There once was a time when a new bin Laden tape could strike fear into our hearts, but that was mostly immediately following September 11th. In 2004 bin Laden released a tape just days before the presidential election to which some attribute Bush's victory. At that point he might have had some measure of influence
Yet the last time we actually saw bin Laden on tape, as opposed to listening to voiceovers, recall, was in September 2007. More notable than any of the usual "Death to America" tripe, of which there was comparatively little, were mentions of the news of the day like "the reeling of many of you under the burden of interest-related debts, insane taxes and real estate mortgages; global warming and its woes." He sounded like he was making a run for elected office.

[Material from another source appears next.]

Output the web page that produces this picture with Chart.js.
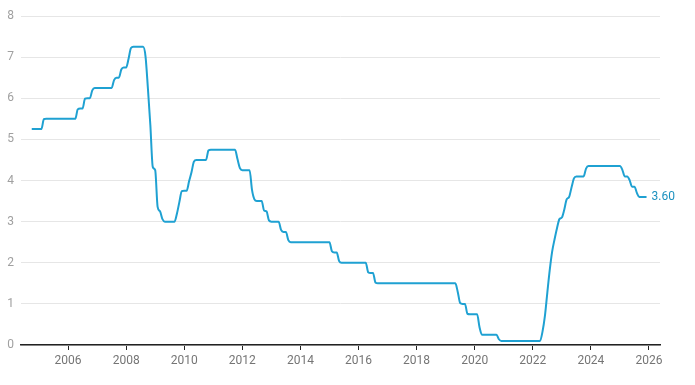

Now the news making the rounds is that bin Laden's number two man, Ayman al-Zawahiri has resorted to calling Barack Obama a "house negro," a remark which on a political circle rests somewhere to the left of Ted Rall's use of the less polite version of that term on Condoleezza Rice, and to the right of Rush Limbaugh's "Barack the Magic Negro" song.
The wars in Iraq and Afghanistan continue, no doubt. But perhaps we can claim it as a strange, minor victory that the terrorists, whose very occupation involves sewing fear, are sounding less like an existential threat to western civilization and more like the outer fringes of our punditocracy.